Data block -
______

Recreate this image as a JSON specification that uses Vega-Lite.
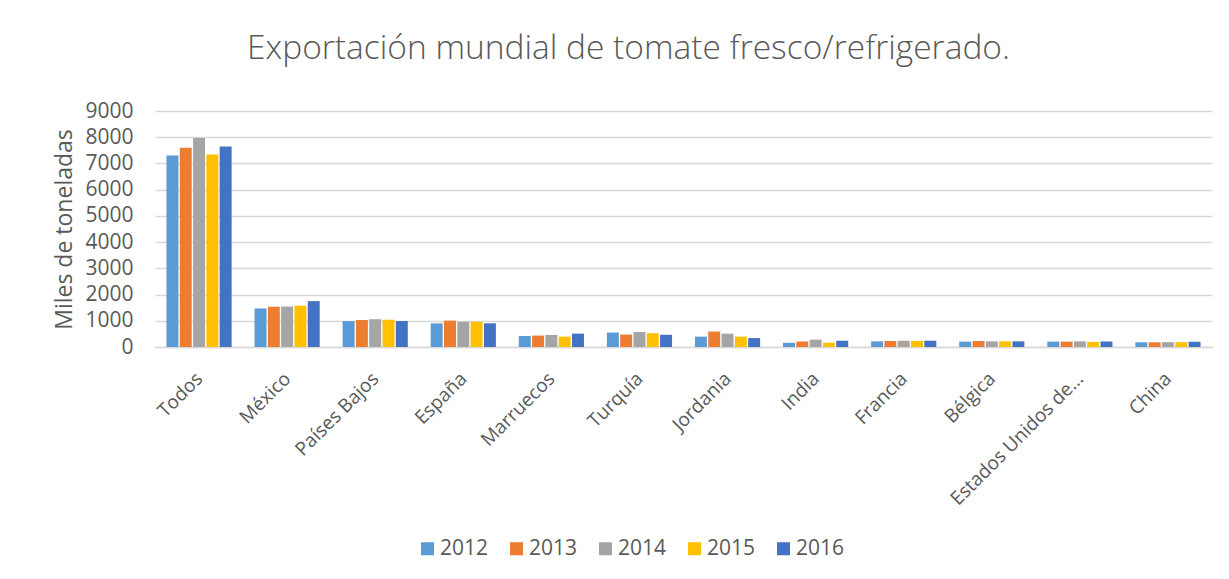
{
  "$schema": "https://vega.github.io/schema/vega-lite/v6.json",
  "width": 1057,
  "height": 236,
  "autosize": "none",
  "padding": {"left": 155, "top": 111, "right": 17, "bottom": 232},
  "background": "white",
  "title": {
    "text": "Exportación mundial de tomate fresco/refrigerado.",
    "fontSize": 33.5,
    "font": "Open Sans",
    "fontWeight": 300,
    "color": "#595959",
    "anchor": "middle",
    "dx": -55,
    "offset": 34
  },
  "data": {
    "values": [
      {"pais": "Todos", "anio": "2012", "valor": 7300},
      {"pais": "Todos", "anio": "2013", "valor": 7600},
      {"pais": "Todos", "anio": "2014", "valor": 7970},
      {"pais": "Todos", "anio": "2015", "valor": 7340},
      {"pais": "Todos", "anio": "2016", "valor": 7650},
      {"pais": "México", "anio": "2012", "valor": 1470},
      {"pais": "México", "anio": "2013", "valor": 1535},
      {"pais": "México", "anio": "2014", "valor": 1540},
      {"pais": "México", "anio": "2015", "valor": 1575},
      {"pais": "México", "anio": "2016", "valor": 1750},
      {"pais": "Países Bajos", "anio": "2012", "valor": 990},
      {"pais": "Países Bajos", "anio": "2013", "valor": 1030},
      {"pais": "Países Bajos", "anio": "2014", "valor": 1060},
      {"pais": "Países Bajos", "anio": "2015", "valor": 1040},
      {"pais": "Países Bajos", "anio": "2016", "valor": 990},
      {"pais": "España", "anio": "2012", "valor": 900},
      {"pais": "España", "anio": "2013", "valor": 1005},
      {"pais": "España", "anio": "2014", "valor": 960},
      {"pais": "España", "anio": "2015", "valor": 960},
      {"pais": "España", "anio": "2016", "valor": 905},
      {"pais": "Marruecos", "anio": "2012", "valor": 420},
      {"pais": "Marruecos", "anio": "2013", "valor": 435},
      {"pais": "Marruecos", "anio": "2014", "valor": 460},
      {"pais": "Marruecos", "anio": "2015", "valor": 395},
      {"pais": "Marruecos", "anio": "2016", "valor": 510},
      {"pais": "Turquía", "anio": "2012", "valor": 550},
      {"pais": "Turquía", "anio": "2013", "valor": 475},
      {"pais": "Turquía", "anio": "2014", "valor": 575},
      {"pais": "Turquía", "anio": "2015", "valor": 525},
      {"pais": "Turquía", "anio": "2016", "valor": 470},
      {"pais": "Jordania", "anio": "2012", "valor": 395},
      {"pais": "Jordania", "anio": "2013", "valor": 590},
      {"pais": "Jordania", "anio": "2014", "valor": 510},
      {"pais": "Jordania", "anio": "2015", "valor": 395},
      {"pais": "Jordania", "anio": "2016", "valor": 340},
      {"pais": "India", "anio": "2012", "valor": 160},
      {"pais": "India", "anio": "2013", "valor": 210},
      {"pais": "India", "anio": "2014", "valor": 280},
      {"pais": "India", "anio": "2015", "valor": 165},
      {"pais": "India", "anio": "2016", "valor": 240},
      {"pais": "Francia", "anio": "2012", "valor": 215},
      {"pais": "Francia", "anio": "2013", "valor": 230},
      {"pais": "Francia", "anio": "2014", "valor": 240},
      {"pais": "Francia", "anio": "2015", "valor": 230},
      {"pais": "Francia", "anio": "2016", "valor": 240},
      {"pais": "Bélgica", "anio": "2012", "valor": 205},
      {"pais": "Bélgica", "anio": "2013", "valor": 230},
      {"pais": "Bélgica", "anio": "2014", "valor": 215},
      {"pais": "Bélgica", "anio": "2015", "valor": 215},
      {"pais": "Bélgica", "anio": "2016", "valor": 215},
      {"pais": "Estados Unidos de…", "anio": "2012", "valor": 205},
      {"pais": "Estados Unidos de…", "anio": "2013", "valor": 205},
      {"pais": "Estados Unidos de…", "anio": "2014", "valor": 215},
      {"pais": "Estados Unidos de…", "anio": "2015", "valor": 195},
      {"pais": "Estados Unidos de…", "anio": "2016", "valor": 210},
      {"pais": "China", "anio": "2012", "valor": 180},
      {"pais": "China", "anio": "2013", "valor": 180},
      {"pais": "China", "anio": "2014", "valor": 185},
      {"pais": "China", "anio": "2015", "valor": 185},
      {"pais": "China", "anio": "2016", "valor": 200}
    ]
  },
  "mark": {"type": "bar"},
  "encoding": {
    "x": {
      "field": "pais",
      "type": "nominal",
      "sort": null,
      "scale": {"paddingInner": 0.26, "paddingOuter": 0.13},
      "axis": {
        "title": null,
        "labelAngle": -45,
        "labelFont": "Open Sans",
        "labelFontSize": 19,
        "labelColor": "#595959",
        "labelPadding": 22,
        "labelOffset": -6,
        "ticks": false,
        "domainColor": "#d9d9d9",
        "domainWidth": 1.5
      }
    },
    "xOffset": {
      "field": "anio",
      "type": "nominal",
      "scale": {"paddingInner": 0.1}
    },
    "y": {
      "field": "valor",
      "type": "quantitative",
      "scale": {"domain": [0, 9000], "nice": false},
      "axis": {
        "title": "Miles de toneladas",
        "titleFont": "Open Sans",
        "titleFontSize": 23,
        "titleFontWeight": "normal",
        "titleColor": "#595959",
        "titlePadding": 8,
        "values": [0, 1000, 2000, 3000, 4000, 5000, 6000, 7000, 8000, 9000],
        "format": "d",
        "labelFont": "Open Sans",
        "labelFontSize": 21,
        "labelColor": "#595959",
        "labelPadding": 22,
        "ticks": false,
        "domain": false,
        "gridColor": "#d9d9d9",
        "gridWidth": 1.5
      }
    },
    "color": {
      "field": "anio",
      "type": "nominal",
      "scale": {
        "domain": ["2012", "2013", "2014", "2015", "2016"],
        "range": ["#5B9BD5", "#ED7D31", "#A5A5A5", "#FFC000", "#4472C4"]
      },
      "legend": {
        "title": null,
        "orient": "none",
        "legendX": 262,
        "legendY": 427,
        "direction": "horizontal",
        "symbolType": "square",
        "symbolSize": 170,
        "symbolStrokeWidth": 0,
        "labelFont": "Open Sans",
        "labelFontSize": 21,
        "labelColor": "#595959",
        "labelOffset": 2,
        "columnPadding": 17
      }
    }
  },
  "config": {"view": {"stroke": null}}
}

______

Your task - Quote the material exactly. Pictures stay out.

Written solution -
Recreate this image as a JSON specification that uses Vega-Lite.
{
  "$schema": "https://vega.github.io/schema/vega-lite/v6.json",
  "width": 1057,
  "height": 236,
  "autosize": "none",
  "padding": {"left": 155, "top": 111, "right": 17, "bottom": 232},
  "background": "white",
  "title": {
    "text": "Exportación mundial de tomate fresco/refrigerado.",
    "fontSize": 33.5,
    "font": "Open Sans",
    "fontWeight": 300,
    "color": "#595959",
    "anchor": "middle",
    "dx": -55,
    "offset": 34
  },
  "data": {
    "values": [
      {"pais": "Todos", "anio": "2012", "valor": 7300},
      {"pais": "Todos", "anio": "2013", "valor": 7600},
      {"pais": "Todos", "anio": "2014", "valor": 7970},
      {"pais": "Todos", "anio": "2015", "valor": 7340},
      {"pais": "Todos", "anio": "2016", "valor": 7650},
      {"pais": "México", "anio": "2012", "valor": 1470},
      {"pais": "México", "anio": "2013", "valor": 1535},
      {"pais": "México", "anio": "2014", "valor": 1540},
      {"pais": "México", "anio": "2015", "valor": 1575},
      {"pais": "México", "anio": "2016", "valor": 1750},
      {"pais": "Países Bajos", "anio": "2012", "valor": 990},
      {"pais": "Países Bajos", "anio": "2013", "valor": 1030},
      {"pais": "Países Bajos", "anio": "2014", "valor": 1060},
      {"pais": "Países Bajos", "anio": "2015", "valor": 1040},
      {"pais": "Países Bajos", "anio": "2016", "valor": 990},
      {"pais": "España", "anio": "2012", "valor": 900},
      {"pais": "España", "anio": "2013", "valor": 1005},
      {"pais": "España", "anio": "2014", "valor": 960},
      {"pais": "España", "anio": "2015", "valor": 960},
      {"pais": "España", "anio": "2016", "valor": 905},
      {"pais": "Marruecos", "anio": "2012", "valor": 420},
      {"pais": "Marruecos", "anio": "2013", "valor": 435},
      {"pais": "Marruecos", "anio": "2014", "valor": 460},
      {"pais": "Marruecos", "anio": "2015", "valor": 395},
      {"pais": "Marruecos", "anio": "2016", "valor": 510},
      {"pais": "Turquía", "anio": "2012", "valor": 550},
      {"pais": "Turquía", "anio": "2013", "valor": 475},
      {"pais": "Turquía", "anio": "2014", "valor": 575},
      {"pais": "Turquía", "anio": "2015", "valor": 525},
      {"pais": "Turquía", "anio": "2016", "valor": 470},
      {"pais": "Jordania", "anio": "2012", "valor": 395},
      {"pais": "Jordania", "anio": "2013", "valor": 590},
      {"pais": "Jordania", "anio": "2014", "valor": 510},
      {"pais": "Jordania", "anio": "2015", "valor": 395},
      {"pais": "Jordania", "anio": "2016", "valor": 340},
      {"pais": "India", "anio": "2012", "valor": 160},
      {"pais": "India", "anio": "2013", "valor": 210},
      {"pais": "India", "anio": "2014", "valor": 280},
      {"pais": "India", "anio": "2015", "valor": 165},
      {"pais": "India", "anio": "2016", "valor": 240},
      {"pais": "Francia", "anio": "2012", "valor": 215},
      {"pais": "Francia", "anio": "2013", "valor": 230},
      {"pais": "Francia", "anio": "2014", "valor": 240},
      {"pais": "Francia", "anio": "2015", "valor": 230},
      {"pais": "Francia", "anio": "2016", "valor": 240},
      {"pais": "Bélgica", "anio": "2012", "valor": 205},
      {"pais": "Bélgica", "anio": "2013", "valor": 230},
      {"pais": "Bélgica", "anio": "2014", "valor": 215},
      {"pais": "Bélgica", "anio": "2015", "valor": 215},
      {"pais": "Bélgica", "anio": "2016", "valor": 215},
      {"pais": "Estados Unidos de…", "anio": "2012", "valor": 205},
      {"pais": "Estados Unidos de…", "anio": "2013", "valor": 205},
      {"pais": "Estados Unidos de…", "anio": "2014", "valor": 215},
      {"pais": "Estados Unidos de…", "anio": "2015", "valor": 195},
      {"pais": "Estados Unidos de…", "anio": "2016", "valor": 210},
      {"pais": "China", "anio": "2012", "valor": 180},
      {"pais": "China", "anio": "2013", "valor": 180},
      {"pais": "China", "anio": "2014", "valor": 185},
      {"pais": "China", "anio": "2015", "valor": 185},
      {"pais": "China", "anio": "2016", "valor": 200}
    ]
  },
  "mark": {"type": "bar"},
  "encoding": {
    "x": {
      "field": "pais",
      "type": "nominal",
      "sort": null,
      "scale": {"paddingInner": 0.26, "paddingOuter": 0.13},
      "axis": {
        "title": null,
        "labelAngle": -45,
        "labelFont": "Open Sans",
        "labelFontSize": 19,
        "labelColor": "#595959",
        "labelPadding": 22,
        "labelOffset": -6,
        "ticks": false,
        "domainColor": "#d9d9d9",
        "domainWidth": 1.5
      }
    },
    "xOffset": {
      "field": "anio",
      "type": "nominal",
      "scale": {"paddingInner": 0.1}
    },
    "y": {
      "field": "valor",
      "type": "quantitative",
      "scale": {"domain": [0, 9000], "nice": false},
      "axis": {
        "title": "Miles de toneladas",
        "titleFont": "Open Sans",
        "titleFontSize": 23,
        "titleFontWeight": "normal",
        "titleColor": "#595959",
        "titlePadding": 8,
        "values": [0, 1000, 2000, 3000, 4000, 5000, 6000, 7000, 8000, 9000],
        "format": "d",
        "labelFont": "Open Sans",
        "labelFontSize": 21,
        "labelColor": "#595959",
        "labelPadding": 22,
        "ticks": false,
        "domain": false,
        "gridColor": "#d9d9d9",
        "gridWidth": 1.5
      }
    },
    "color": {
      "field": "anio",
      "type": "nominal",
      "scale": {
        "domain": ["2012", "2013", "2014", "2015", "2016"],
        "range": ["#5B9BD5", "#ED7D31", "#A5A5A5", "#FFC000", "#4472C4"]
      },
      "legend": {
        "title": null,
        "orient": "none",
        "legendX": 262,
        "legendY": 427,
        "direction": "horizontal",
        "symbolType": "square",
        "symbolSize": 170,
        "symbolStrokeWidth": 0,
        "labelFont": "Open Sans",
        "labelFontSize": 21,
        "labelColor": "#595959",
        "labelOffset": 2,
        "columnPadding": 17
      }
    }
  },
  "config": {"view": {"stroke": null}}
}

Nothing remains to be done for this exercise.